Communities of Practice will be integral part of Local Government Association Group Development Strategy

I’m enouraged by the recent blog from John Hayes (Director of Services at the IDeA) regarding the LGA Group Development Strategy. John recognises the increasingly important role of local government Communities of Practice (CoPs) in sharing knowledge and identifying good/best practice based on evidence-based outcomes.  As John says:

The Local Government Association Group Development Strategy is forcing everyone in the LGA Group to think hard about how we help Councils.  One Strategy concept which is central to our thinking at the IDeA is “experience to advocacy”.  Advocacy is fundamentally about getting a better deal from the stakeholders, in particular Government, who impact local government’s ability to operate.  Advocacy is more powerful if it is informed directly by the experience of Councils.

(….)

We are (…) simplifying the approach to engagement.  From the IDeA’s point of view this has involved boiling down the description of “what we do” to three core activities:

  • Practice development – working with practitioners to develop best and next practice;
  • Practice challenge – getting those practitioners to challenge each others performance using that best and next practice;
  • Practice support – where councils are struggling with practice finding practitioners who are willing to help them.

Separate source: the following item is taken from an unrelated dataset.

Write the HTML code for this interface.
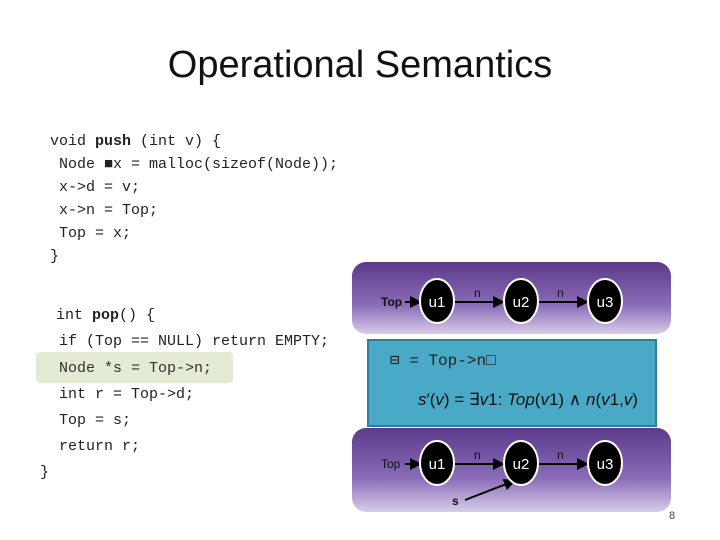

Perhaps the key unifying theme is the approach to experience or knowledge.  All the work involves working with practitioners (politicians and staff). Building on the IDeA communities of practice approach we can now be much more ambitious about how we engage with practitioners to share experience which can then be used in real time to inform advocacy.

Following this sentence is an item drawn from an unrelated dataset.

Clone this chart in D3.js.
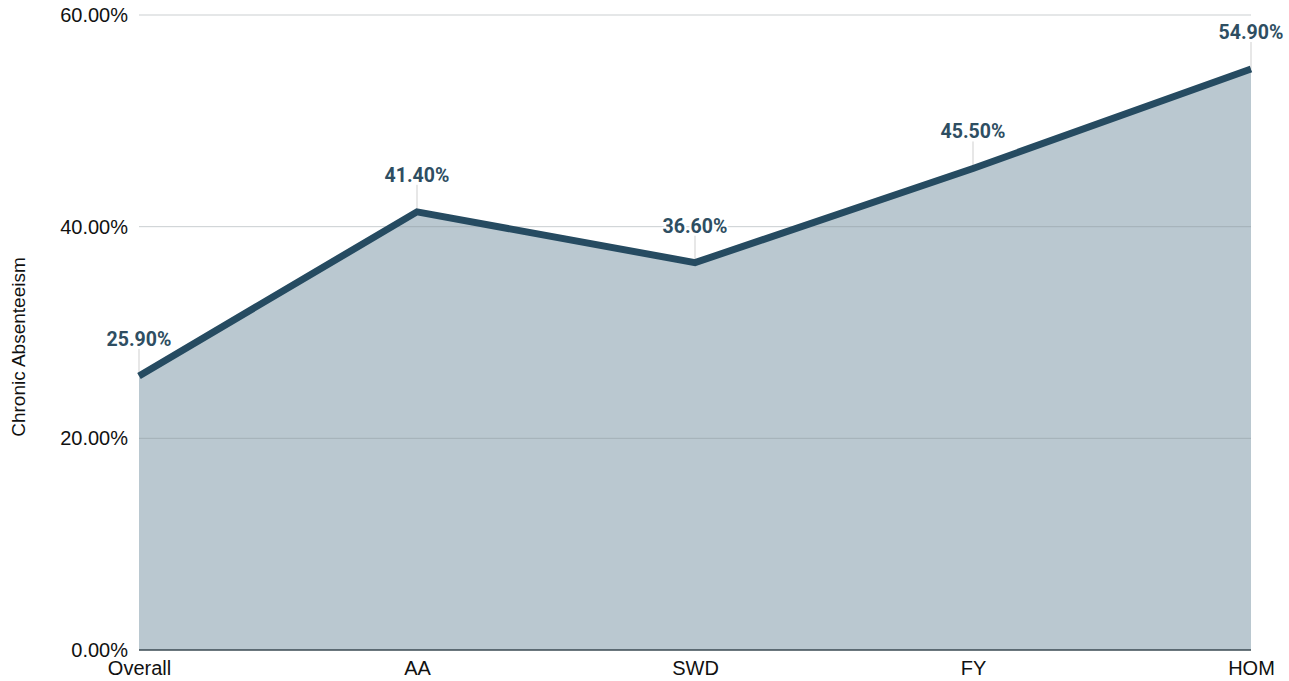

As regular readers of my blog will know, I’ve been behind the CoP initiative from the word go (well actually, even before the word go!) and am currently providing business process and technical stewardship for the IDeA CoP Platform, which has grown from nothing to support almost 18,000 public sector users and 550 CoPs in less than two years. More about this in my next blog where I will be describing some of the new features of the platform that will shortly be released.

One thought on “Communities of Practice will be integral part of Local Government Association Group Development Strategy

  1. The “experience to advocacy” model definitely needs raising awareness to CoP members. I know the Policy & Performance, Knowledge Management and Innovation CoP do this very well feeding back experiences to influencing outcomes, but maybe not all members realise this?